▶ _Excerpted records_
************

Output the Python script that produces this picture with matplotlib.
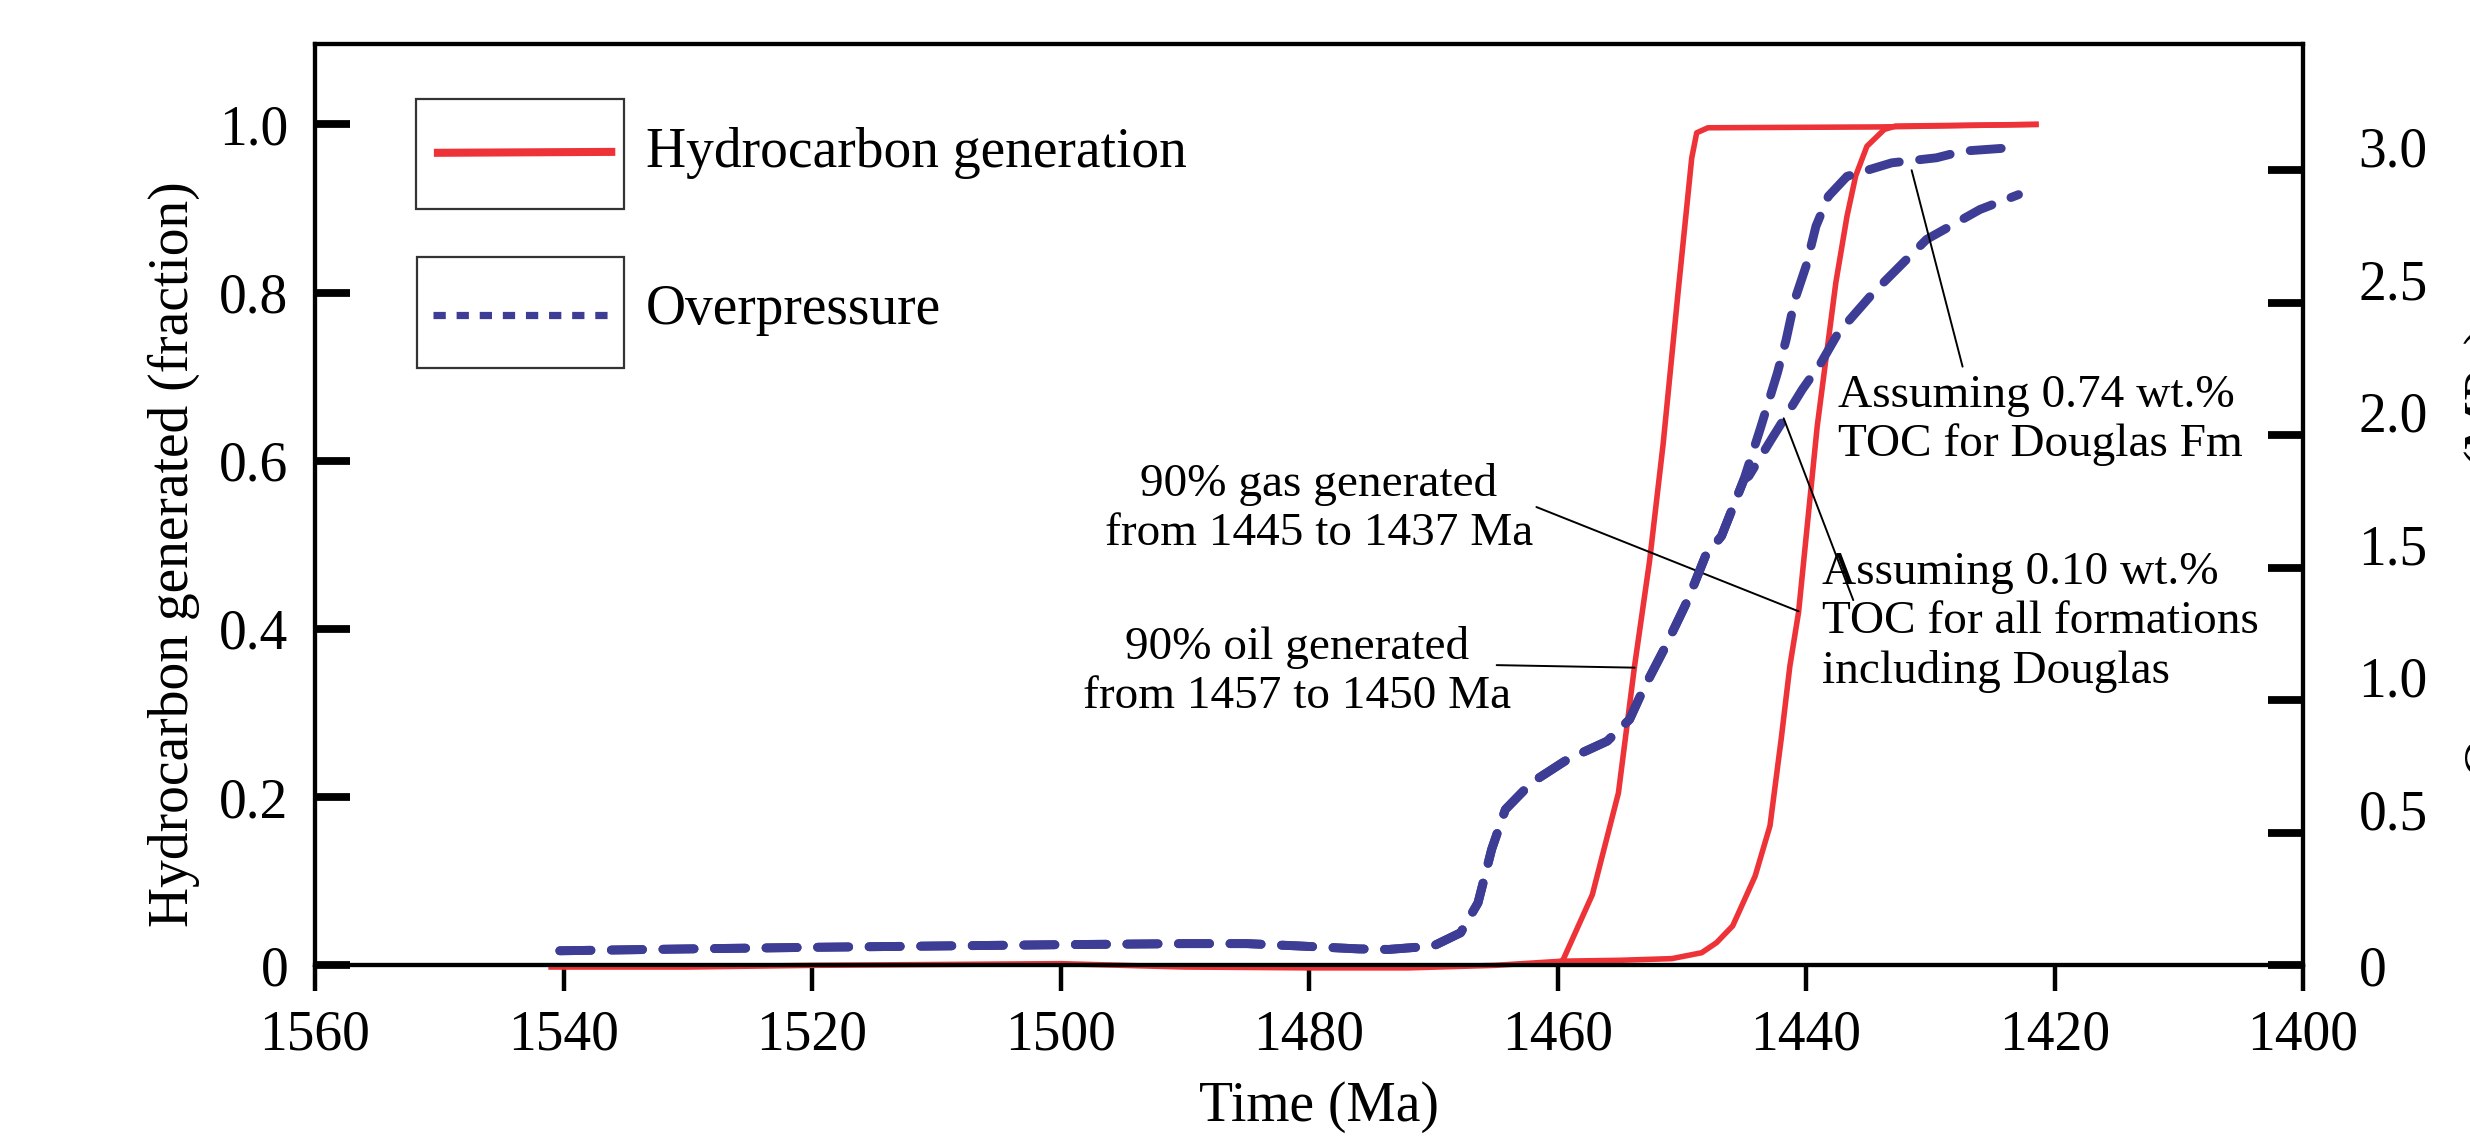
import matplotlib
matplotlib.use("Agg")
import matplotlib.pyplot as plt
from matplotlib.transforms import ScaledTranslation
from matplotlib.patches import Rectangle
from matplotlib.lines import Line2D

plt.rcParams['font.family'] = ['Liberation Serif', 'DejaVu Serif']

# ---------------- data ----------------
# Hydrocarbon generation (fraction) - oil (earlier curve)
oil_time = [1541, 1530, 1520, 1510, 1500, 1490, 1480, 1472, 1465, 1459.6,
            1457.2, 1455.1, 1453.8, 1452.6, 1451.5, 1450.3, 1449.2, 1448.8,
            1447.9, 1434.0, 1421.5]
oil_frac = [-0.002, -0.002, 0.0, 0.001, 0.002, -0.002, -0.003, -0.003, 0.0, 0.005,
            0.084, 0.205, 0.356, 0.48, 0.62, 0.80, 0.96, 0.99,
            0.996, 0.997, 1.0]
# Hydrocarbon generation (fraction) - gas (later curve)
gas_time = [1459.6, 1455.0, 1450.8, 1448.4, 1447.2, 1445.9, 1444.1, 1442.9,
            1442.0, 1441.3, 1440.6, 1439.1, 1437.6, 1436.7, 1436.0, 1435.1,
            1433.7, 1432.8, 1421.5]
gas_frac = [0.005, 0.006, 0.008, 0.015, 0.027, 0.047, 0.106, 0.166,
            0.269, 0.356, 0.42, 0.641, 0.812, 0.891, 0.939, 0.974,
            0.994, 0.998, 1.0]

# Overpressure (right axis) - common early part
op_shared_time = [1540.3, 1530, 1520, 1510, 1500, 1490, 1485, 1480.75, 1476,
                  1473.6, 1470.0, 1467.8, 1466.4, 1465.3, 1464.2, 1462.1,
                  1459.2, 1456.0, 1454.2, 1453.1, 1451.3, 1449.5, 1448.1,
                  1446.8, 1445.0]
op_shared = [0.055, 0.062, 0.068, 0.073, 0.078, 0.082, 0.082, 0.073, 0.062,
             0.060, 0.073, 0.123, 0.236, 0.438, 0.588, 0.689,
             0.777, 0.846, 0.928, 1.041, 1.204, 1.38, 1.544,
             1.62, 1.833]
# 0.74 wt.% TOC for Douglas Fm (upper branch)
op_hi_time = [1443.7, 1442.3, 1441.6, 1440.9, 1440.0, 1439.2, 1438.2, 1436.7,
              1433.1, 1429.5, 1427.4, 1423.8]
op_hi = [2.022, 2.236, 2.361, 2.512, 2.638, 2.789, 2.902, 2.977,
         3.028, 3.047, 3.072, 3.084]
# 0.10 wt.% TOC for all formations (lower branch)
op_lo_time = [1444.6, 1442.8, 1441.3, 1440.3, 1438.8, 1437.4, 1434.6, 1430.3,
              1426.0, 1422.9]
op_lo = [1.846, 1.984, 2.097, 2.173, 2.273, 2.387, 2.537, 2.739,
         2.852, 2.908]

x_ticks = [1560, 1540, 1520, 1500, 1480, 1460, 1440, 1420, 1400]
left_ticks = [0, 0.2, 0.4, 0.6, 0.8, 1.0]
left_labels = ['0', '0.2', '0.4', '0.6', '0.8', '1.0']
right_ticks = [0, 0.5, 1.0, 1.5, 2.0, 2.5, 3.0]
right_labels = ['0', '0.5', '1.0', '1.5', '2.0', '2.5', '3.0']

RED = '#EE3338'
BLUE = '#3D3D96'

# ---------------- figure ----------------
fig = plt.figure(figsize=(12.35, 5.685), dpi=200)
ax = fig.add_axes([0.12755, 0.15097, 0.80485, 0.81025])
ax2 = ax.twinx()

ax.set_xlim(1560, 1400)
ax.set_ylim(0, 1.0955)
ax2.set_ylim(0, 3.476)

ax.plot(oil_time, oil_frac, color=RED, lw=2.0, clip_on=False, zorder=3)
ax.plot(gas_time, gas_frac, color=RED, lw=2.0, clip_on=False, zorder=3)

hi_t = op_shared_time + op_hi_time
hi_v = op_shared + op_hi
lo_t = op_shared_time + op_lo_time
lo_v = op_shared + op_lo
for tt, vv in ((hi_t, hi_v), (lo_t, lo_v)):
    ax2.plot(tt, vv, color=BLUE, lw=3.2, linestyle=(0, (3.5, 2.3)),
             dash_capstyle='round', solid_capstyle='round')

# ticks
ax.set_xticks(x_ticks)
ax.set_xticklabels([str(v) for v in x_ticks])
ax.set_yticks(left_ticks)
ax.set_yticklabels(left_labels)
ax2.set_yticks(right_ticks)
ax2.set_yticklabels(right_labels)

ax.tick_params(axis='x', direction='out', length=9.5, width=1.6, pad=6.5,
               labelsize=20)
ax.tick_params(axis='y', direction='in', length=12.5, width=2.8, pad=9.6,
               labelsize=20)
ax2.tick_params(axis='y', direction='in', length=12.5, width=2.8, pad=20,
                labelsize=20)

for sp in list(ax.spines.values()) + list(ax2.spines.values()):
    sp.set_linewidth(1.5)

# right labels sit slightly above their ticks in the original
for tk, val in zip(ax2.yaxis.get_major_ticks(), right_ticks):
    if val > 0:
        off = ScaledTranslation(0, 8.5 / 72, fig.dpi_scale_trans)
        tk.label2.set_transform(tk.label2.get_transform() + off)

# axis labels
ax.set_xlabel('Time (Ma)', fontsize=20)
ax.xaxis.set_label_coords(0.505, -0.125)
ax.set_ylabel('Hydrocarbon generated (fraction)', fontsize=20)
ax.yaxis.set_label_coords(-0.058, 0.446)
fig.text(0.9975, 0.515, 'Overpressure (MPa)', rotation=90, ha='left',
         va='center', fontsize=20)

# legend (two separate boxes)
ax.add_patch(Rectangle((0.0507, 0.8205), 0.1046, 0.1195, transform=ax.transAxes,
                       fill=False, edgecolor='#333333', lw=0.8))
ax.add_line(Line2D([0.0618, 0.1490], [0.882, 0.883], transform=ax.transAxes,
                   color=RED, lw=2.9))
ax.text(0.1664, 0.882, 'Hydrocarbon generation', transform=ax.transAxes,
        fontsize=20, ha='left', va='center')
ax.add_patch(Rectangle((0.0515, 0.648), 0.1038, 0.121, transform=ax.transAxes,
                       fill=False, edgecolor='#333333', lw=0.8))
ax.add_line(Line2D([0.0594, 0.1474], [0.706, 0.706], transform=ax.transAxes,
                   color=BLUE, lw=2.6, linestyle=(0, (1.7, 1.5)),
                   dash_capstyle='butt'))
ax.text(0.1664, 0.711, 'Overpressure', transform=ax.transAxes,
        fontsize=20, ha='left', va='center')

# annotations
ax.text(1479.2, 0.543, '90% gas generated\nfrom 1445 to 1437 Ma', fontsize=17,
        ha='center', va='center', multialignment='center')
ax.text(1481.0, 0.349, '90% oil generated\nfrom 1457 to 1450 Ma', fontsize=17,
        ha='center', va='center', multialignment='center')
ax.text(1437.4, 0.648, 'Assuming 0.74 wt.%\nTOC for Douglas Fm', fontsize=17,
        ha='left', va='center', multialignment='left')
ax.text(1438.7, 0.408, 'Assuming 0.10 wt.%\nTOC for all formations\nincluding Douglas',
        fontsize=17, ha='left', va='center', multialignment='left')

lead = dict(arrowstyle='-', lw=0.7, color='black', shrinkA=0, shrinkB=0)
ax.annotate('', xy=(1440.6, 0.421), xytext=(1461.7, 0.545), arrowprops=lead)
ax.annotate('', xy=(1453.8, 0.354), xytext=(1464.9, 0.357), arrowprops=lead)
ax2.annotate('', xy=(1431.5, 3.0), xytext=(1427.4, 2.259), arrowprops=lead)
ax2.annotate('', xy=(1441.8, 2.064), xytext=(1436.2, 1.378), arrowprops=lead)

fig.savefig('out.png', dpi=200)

************

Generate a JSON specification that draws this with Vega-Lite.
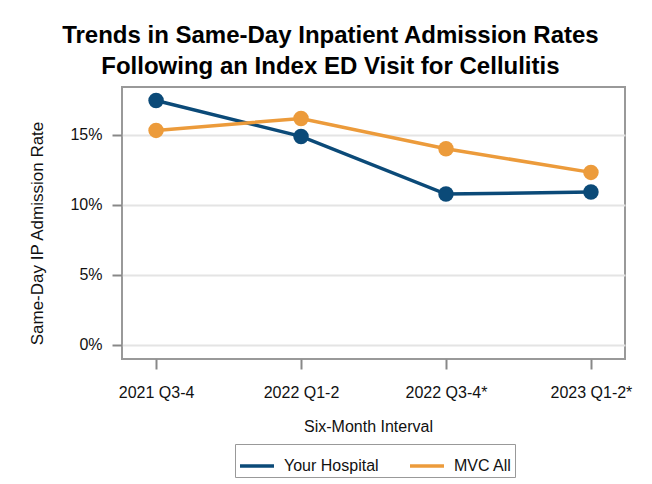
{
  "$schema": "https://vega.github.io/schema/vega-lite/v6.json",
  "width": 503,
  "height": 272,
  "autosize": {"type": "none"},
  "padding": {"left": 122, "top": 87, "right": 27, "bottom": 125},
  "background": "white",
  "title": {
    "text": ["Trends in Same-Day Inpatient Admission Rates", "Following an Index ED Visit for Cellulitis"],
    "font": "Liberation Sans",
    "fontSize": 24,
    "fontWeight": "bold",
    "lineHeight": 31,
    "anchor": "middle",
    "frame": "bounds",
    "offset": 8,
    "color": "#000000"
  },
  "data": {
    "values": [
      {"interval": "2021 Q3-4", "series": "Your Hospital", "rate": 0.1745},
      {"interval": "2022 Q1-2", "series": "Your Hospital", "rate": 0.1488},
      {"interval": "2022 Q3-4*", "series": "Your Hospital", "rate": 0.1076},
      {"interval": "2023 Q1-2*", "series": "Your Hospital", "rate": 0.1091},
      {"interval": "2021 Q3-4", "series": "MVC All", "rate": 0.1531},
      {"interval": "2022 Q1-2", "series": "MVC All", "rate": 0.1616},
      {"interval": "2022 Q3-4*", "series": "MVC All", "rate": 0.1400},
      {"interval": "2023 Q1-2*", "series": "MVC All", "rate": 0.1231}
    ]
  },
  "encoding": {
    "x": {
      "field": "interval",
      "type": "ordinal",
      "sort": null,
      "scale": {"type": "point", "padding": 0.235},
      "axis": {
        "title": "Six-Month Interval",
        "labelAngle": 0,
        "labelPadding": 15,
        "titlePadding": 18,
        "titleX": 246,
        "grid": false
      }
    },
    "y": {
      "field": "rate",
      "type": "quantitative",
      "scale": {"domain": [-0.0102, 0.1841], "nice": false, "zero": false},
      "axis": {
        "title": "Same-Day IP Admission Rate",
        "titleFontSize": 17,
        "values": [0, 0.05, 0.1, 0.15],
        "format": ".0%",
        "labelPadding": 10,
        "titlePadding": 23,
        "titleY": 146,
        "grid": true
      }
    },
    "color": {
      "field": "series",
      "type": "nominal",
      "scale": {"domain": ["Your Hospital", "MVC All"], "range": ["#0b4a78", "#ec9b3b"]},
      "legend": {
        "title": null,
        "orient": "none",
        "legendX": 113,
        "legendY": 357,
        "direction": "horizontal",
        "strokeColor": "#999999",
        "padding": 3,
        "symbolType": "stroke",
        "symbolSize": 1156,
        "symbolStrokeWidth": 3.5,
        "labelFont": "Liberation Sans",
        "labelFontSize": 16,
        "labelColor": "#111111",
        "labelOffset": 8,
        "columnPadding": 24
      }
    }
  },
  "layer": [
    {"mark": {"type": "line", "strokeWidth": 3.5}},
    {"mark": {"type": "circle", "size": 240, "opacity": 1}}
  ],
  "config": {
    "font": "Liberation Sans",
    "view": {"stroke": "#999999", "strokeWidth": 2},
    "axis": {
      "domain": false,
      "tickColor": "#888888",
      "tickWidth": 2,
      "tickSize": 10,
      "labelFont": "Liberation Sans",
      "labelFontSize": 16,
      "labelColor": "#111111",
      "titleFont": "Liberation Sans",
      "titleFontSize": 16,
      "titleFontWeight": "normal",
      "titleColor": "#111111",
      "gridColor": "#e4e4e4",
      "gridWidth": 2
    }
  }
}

************

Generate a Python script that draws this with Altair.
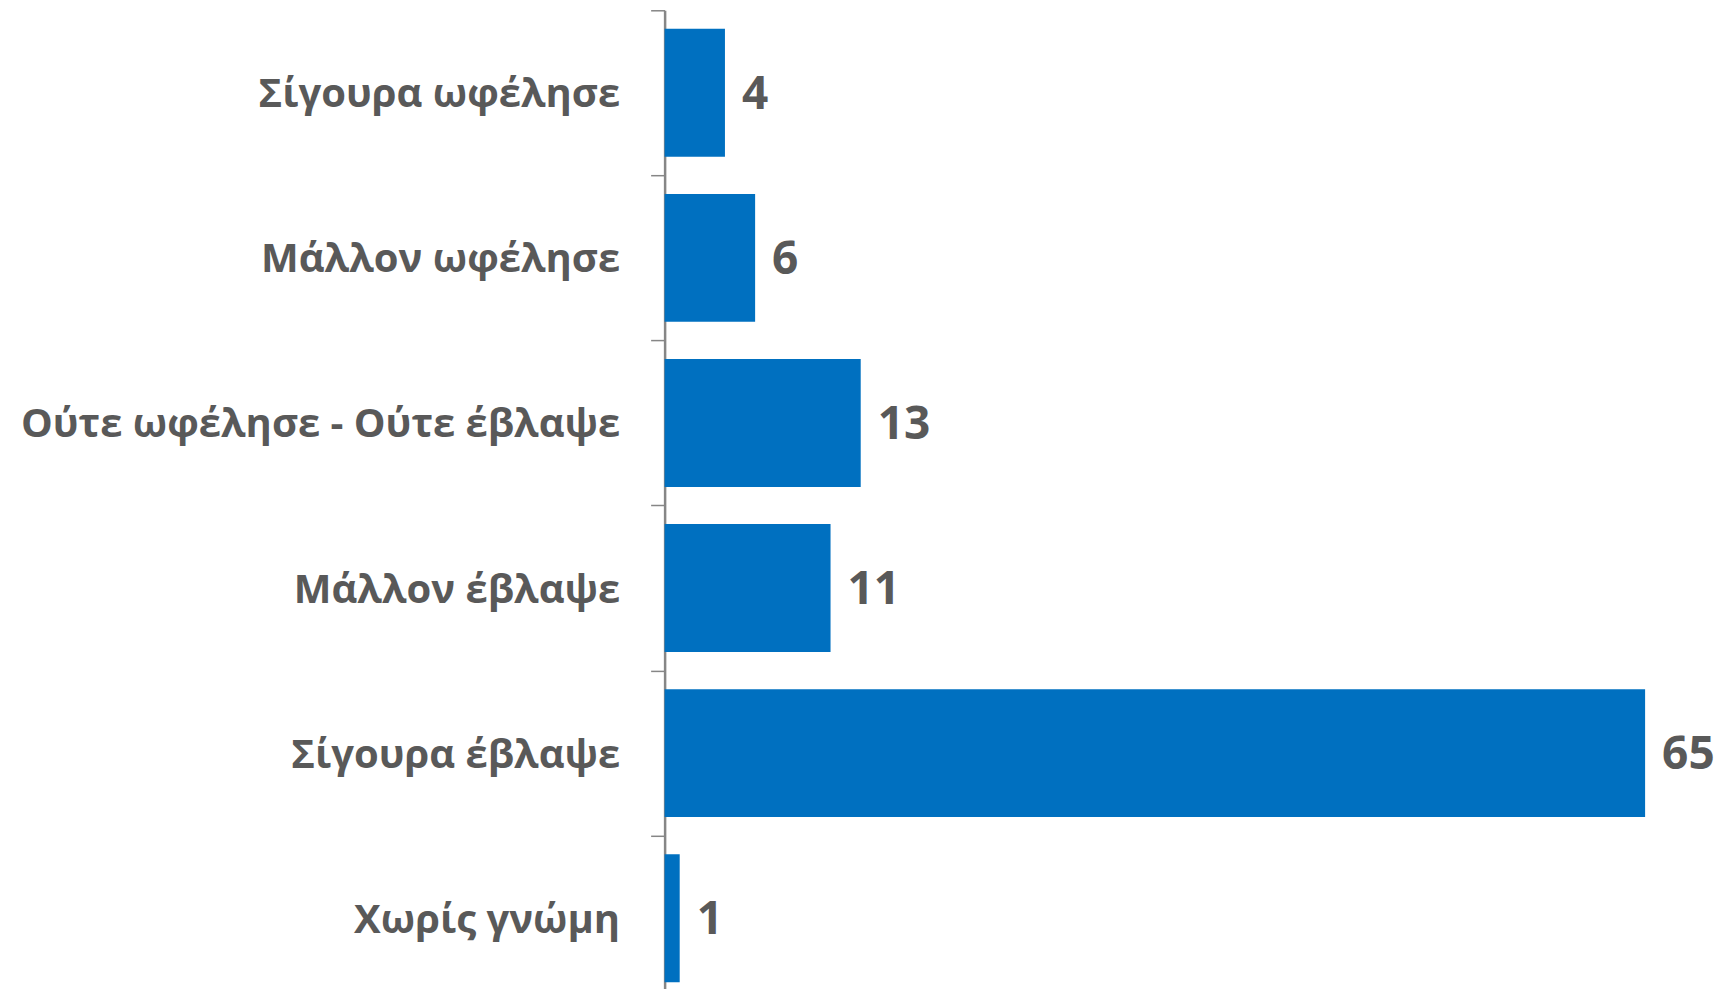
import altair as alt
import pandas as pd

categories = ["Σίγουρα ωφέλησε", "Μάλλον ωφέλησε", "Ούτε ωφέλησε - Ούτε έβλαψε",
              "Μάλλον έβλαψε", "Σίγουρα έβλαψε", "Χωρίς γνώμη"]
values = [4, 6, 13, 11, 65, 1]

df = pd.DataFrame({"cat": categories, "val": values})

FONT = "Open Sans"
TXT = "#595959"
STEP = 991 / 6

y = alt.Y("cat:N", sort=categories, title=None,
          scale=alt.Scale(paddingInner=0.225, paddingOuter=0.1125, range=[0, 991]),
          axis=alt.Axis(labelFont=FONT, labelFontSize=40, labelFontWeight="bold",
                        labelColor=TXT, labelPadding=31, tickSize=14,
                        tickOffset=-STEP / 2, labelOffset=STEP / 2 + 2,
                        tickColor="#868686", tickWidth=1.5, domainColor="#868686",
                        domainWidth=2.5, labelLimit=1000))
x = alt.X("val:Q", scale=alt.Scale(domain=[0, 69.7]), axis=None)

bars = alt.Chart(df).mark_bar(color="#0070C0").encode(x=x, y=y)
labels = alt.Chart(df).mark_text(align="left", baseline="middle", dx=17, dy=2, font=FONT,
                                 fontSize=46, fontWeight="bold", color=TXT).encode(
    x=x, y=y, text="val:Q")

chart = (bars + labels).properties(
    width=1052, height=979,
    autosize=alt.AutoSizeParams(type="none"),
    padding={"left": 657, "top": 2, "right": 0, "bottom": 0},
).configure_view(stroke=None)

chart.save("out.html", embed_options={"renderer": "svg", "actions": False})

************

▶ _Directive_
In the records above, find each line that holds the word "script"; copy all such lines.

▶ _Solution to this problem_
Output the Python script that produces this picture with matplotlib.
Generate a Python script that draws this with Altair.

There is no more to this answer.